An Arnold man pleaded guilty to a federal meth-related charge Thursday and admitted buying more than 5,000 cold pills .... [he] admitted that he sold the boxes to others knowing that the pills would be used to manufacture methamphetamine and that he used the money to pay child support and other expenses. ... He could face roughly nine to 11 years in federal prison when sentenced later this year.
How many murders, rapes, armed robberies, assaults and other crimes against persons and property went unsolved in Jefferson County, Missouri while "detectives with the Jefferson County Municipal Enforcement Group" pored over pharmacy records looking for an easy bust?
How many lives does Assistant US Attorney Jennifer Winfield destroy each year? How many gallons of innocent blood drip from each stolen paycheck she cashes?
The victim, whose name I won't sully by mentioning it in the same post as Winfield's, bought a perfectly legal substance and sold it to people who used it in the manufacture of something that, in anything resembling a civilized society, would be a perfectly legal substance.*
He did it to pay the bills.
He did it to support his family.
For that, he gets to spend the next several years in a cage -- and, no doubt, be presented upon his release with an invoice for the child support he couldn't earn or pay while incarcerated -- while the blood-sucking monsters who put him there remain at large to rinse, lather and endlessly repeat.
And we'll put up with it, until we stop putting up with it.
* This is the part where I'm supposed to say that methamphetamine is really bad and that you shouldn't use it, so that some eager beaver at DEA doesn't flag this post and ask the local police to walk their dogs through my house.

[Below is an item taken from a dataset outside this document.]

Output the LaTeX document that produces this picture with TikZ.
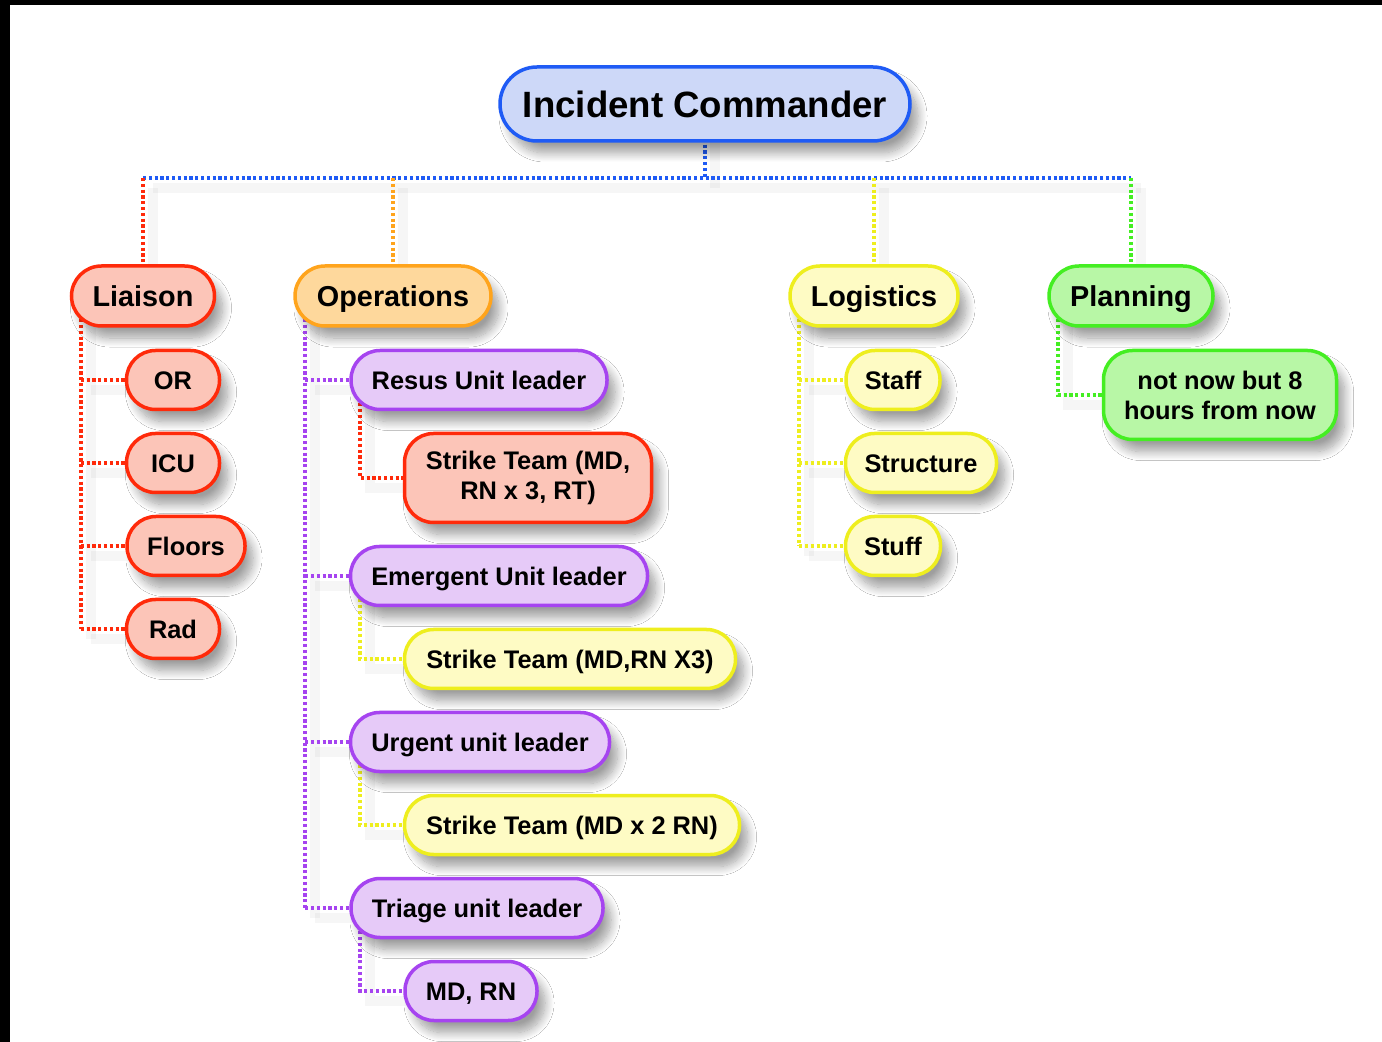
\documentclass[tikz,border=0pt]{standalone}
\usepackage{fontspec}
\setmainfont{Liberation Sans}
\usetikzlibrary{shadows.blur,calc,backgrounds}

% border / fill colour pairs
\definecolor{blueB}{HTML}{1F5BF5}\definecolor{blueF}{HTML}{CDD8F8}
\definecolor{redB}{HTML}{FF2A0A}\definecolor{redF}{HTML}{FCC5B8}
\definecolor{orgB}{HTML}{FFA41C}\definecolor{orgF}{HTML}{FED89C}
\definecolor{yelB}{HTML}{EEEE1E}\definecolor{yelF}{HTML}{FEFBC4}
\definecolor{grnB}{HTML}{44EE22}\definecolor{grnF}{HTML}{B8F7A6}
\definecolor{purB}{HTML}{A644F0}\definecolor{purF}{HTML}{E6CAF8}

\tikzset{
  pill/.style={draw=#1B, fill=#1F, line width=1.75pt, rectangle,
    rounded corners=14.5pt, inner sep=0pt, align=center, text=black,
    blur shadow={shadow xshift=4pt, shadow yshift=-6pt,
      shadow blur radius=4.5pt, shadow blur steps=14, shadow opacity=38}},
  boss/.style={pill=#1, text height=14.6pt, text depth=1.3pt,
    minimum height=37pt, rounded corners=18.5pt,
    font=\fontsize{18.3}{21}\selectfont\bfseries},
  head/.style={pill=#1, text height=11.5pt, text depth=1pt,
    minimum height=30pt, rounded corners=15pt,
    font=\fontsize{14.4}{17}\selectfont\bfseries},
  leaf/.style={pill=#1, text height=10.2pt, text depth=0.9pt,
    minimum height=29.5pt,
    font=\fontsize{12.7}{15}\selectfont\bfseries},
  twoline/.style={pill=#1, minimum height=44.5pt,
    font=\fontsize{12.7}{15}\selectfont\bfseries},
  link/.style={draw=#1, line width=2.2pt, dash pattern=on 1.6pt off 1.3pt},
}

% all connectors of the chart
\newcommand\chartlinks{%
  \draw[link=blueB] (ic.center) -- (bus);
  \draw[link=blueB] (bus -| liaison.north) -- (bus -| planning.north);
  \draw[link=redB] (bus -| liaison.north) -- (liaison.center);
  \draw[link=orgB] (bus -| operations.north) -- (operations.center);
  \draw[link=yelB] (bus -| logistics.north) -- (logistics.center);
  \draw[link=grnB] (bus -| planning.north) -- (planning.center);
  % liaison branch
  \draw[link=redB] (lv) -- (lv |- rad.west);
  \draw[link=redB] (lv |- or.west) -- (or.west);
  \draw[link=redB] (lv |- icu.west) -- (icu.west);
  \draw[link=redB] (lv |- floors.west) -- (floors.west);
  \draw[link=redB] (lv |- rad.west) -- (rad.west);
  % operations branch
  \draw[link=purB] (ov) -- (ov |- triage.west);
  \draw[link=purB] (ov |- resus.west) -- (resus.west);
  \draw[link=purB] (ov |- emergent.west) -- (emergent.west);
  \draw[link=purB] (ov |- urgent.west) -- (urgent.west);
  \draw[link=purB] (ov |- triage.west) -- (triage.west);
  \draw[link=redB] (rv) -- (rv |- st1.west) -- (st1.west);
  \draw[link=yelB] (ev) -- (ev |- st2.west) -- (st2.west);
  \draw[link=yelB] (uv) -- (uv |- st3.west) -- (st3.west);
  \draw[link=purB] (tv) -- (tv |- mdrn.west) -- (mdrn.west);
  % logistics branch
  \draw[link=yelB] (gv) -- (gv |- stuff.west);
  \draw[link=yelB] (gv |- staff.west) -- (staff.west);
  \draw[link=yelB] (gv |- structure.west) -- (structure.west);
  \draw[link=yelB] (gv |- stuff.west) -- (stuff.west);
  % planning branch
  \draw[link=grnB] (pv) -- (pv |- notnow.west) -- (notnow.west);
}

\begin{document}
\begin{tikzpicture}[x=0.5pt, y=-0.5pt]
  % top level
  \node[boss=blue, minimum width=205pt] (ic) at (705,104) {Incident Commander};
  \coordinate (bus) at (705,178);

  % section heads
  \node[head=red, minimum width=71.5pt] (liaison) at (143,296) {Liaison};
  \node[head=org, minimum width=98pt] (operations) at (393,296) {Operations};
  \node[head=yel, minimum width=84pt] (logistics) at (874,296) {Logistics};
  \node[head=grn, minimum width=82pt] (planning) at (1131,296) {Planning};

  % liaison units
  \node[leaf=red, minimum width=46.5pt] (or) at (173,380) {OR};
  \node[leaf=red, minimum width=46.5pt] (icu) at (173,463) {ICU};
  \node[leaf=red, minimum width=59pt] (floors) at (186,546) {Floors};
  \node[leaf=red, minimum width=46.5pt] (rad) at (173,629) {Rad};

  % operations units
  \node[leaf=pur, minimum width=128pt] (resus) at (479,380) {Resus Unit leader};
  \node[twoline=red, minimum width=123.5pt] (st1) at (528,478)
    {Strike Team (MD,\\RN x 3, RT)};
  \node[leaf=pur, minimum width=148.5pt] (emergent) at (499,576) {Emergent Unit leader};
  \node[leaf=yel, minimum width=165.5pt] (st2) at (570,659) {Strike Team (MD,RN X3)};
  \node[leaf=pur, minimum width=129.5pt] (urgent) at (480,742) {Urgent unit leader};
  \node[leaf=yel, minimum width=167.5pt] (st3) at (572,825) {Strike Team (MD x 2 RN)};
  \node[leaf=pur, minimum width=126pt] (triage) at (477,908) {Triage unit leader};
  \node[leaf=pur, minimum width=66pt] (mdrn) at (471,991) {MD, RN};

  % logistics units
  \node[leaf=yel, minimum width=47pt] (staff) at (893,380) {Staff};
  \node[leaf=yel, minimum width=75.5pt] (structure) at (921,463) {Structure};
  \node[leaf=yel, minimum width=47.5pt] (stuff) at (893,546) {Stuff};

  % planning unit
  \node[twoline=grn, minimum width=116.5pt] (notnow) at (1220,395)
    {not now but 8\\hours from now};

  % branch spines
  \coordinate (lv) at ($(liaison.west)+(11,0)$);
  \coordinate (ov) at ($(operations.west)+(12,0)$);
  \coordinate (rv) at ($(resus.west)+(11,0)$);
  \coordinate (ev) at ($(emergent.west)+(11,0)$);
  \coordinate (uv) at ($(urgent.west)+(11,0)$);
  \coordinate (tv) at ($(triage.west)+(11,0)$);
  \coordinate (gv) at ($(logistics.west)+(11,0)$);
  \coordinate (pv) at ($(planning.west)+(11,0)$);

  \begin{pgfonlayer}{background}
    % page and frame strips
    \fill[white] (0,0) rectangle (1382,1042);
    \fill[black] (0,0) rectangle (1382,5);
    \fill[black] (0,0) rectangle (10,1042);
    % soft shadows of the connectors
    \begin{scope}[transform canvas={shift={(5pt,-5pt)}},
        link/.style={draw=black, draw opacity=0.035, line width=5pt}]
      \chartlinks
    \end{scope}
    \chartlinks
  \end{pgfonlayer}
  \useasboundingbox (0,0) rectangle (1382,1042);
\end{tikzpicture}
\end{document}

OK, it's really bad and you shouldn't use it. I can even say that from experience, having tried it once ... once, many years ago. I briefly dated a woman with a meth problem (a bad one -- I doubt she's still alive). After we broke up (I dropped her, mainly because she kept getting stupid and going back to it) I decided to see what the big deal was.
I couldn't tell what the big deal was. It hit me as very much a take it or leave it thing, and I left it. It was expensive, it wasn't especially pleasant (think of a jangly, sleep-deprived caffeine high, only a full order of magnitude higher in all the worst ways), you could go to jail for it, and I could see that using it seemed to be producing sustained negative effects across a wide swath of the population my age and younger in my hometown (Lebanon, Missouri).
My only subsequent encounter with meth was a few years ago when some idiot filled every yard in my neighborhood overnight with pseudoephedrine boxes, presumably left over from a cooking session. I called the police to complain -- about the litter.
As a side note, officer, if you walk the dogs through my house, the only thing of interest you'll find is a bottle of perfectly legal Old Crow Kentucky Straight Bourbon Whiskey ... if I haven't finished it yet ... and a guy with a firm (and sure to be vocalized) grasp of the Fourth Amendment. You don't want to go there -- I'm not going to share the bourbon.
But anyway, where was I? Yes, meth is some nasty stuff. I don't use it. If anyone asks me, I'll strongly recommend against using it.
But there's just no up side to it being illegal.
The people who want to use it are going to use it, legal or not.
The people who make it and sell it are going to make it and sell it especially because it's illegal, which drives the price up high enough to make it profitable (if it was legal, the guy in the story above wouldn't have even had the opportunity to do what he did!).
They're going to find cut-outs to buy their pseudoephedrine and their anhydrous ammonia and whatever the hell else goes into it, they're going to find mules to haul the stuff around for them, they're going to involve unknowing others in their schemes (a cousin of mine and his wife went up for several years on conspiracy charges, apparently because they let a friend park his truck at their house overnight -- and he had stuff in it for making, you guessed it, methamphetamine; that was back in the aforementioned hometown, or nearby), and they're going to blow up suburban kitchens and expose their kids to dangerous vapors when they cook it.
All so parasites like Jennifer Winfield and "the Jefferson County Municipal Enforcement Group" can wield power and make bank. Fuck that noise.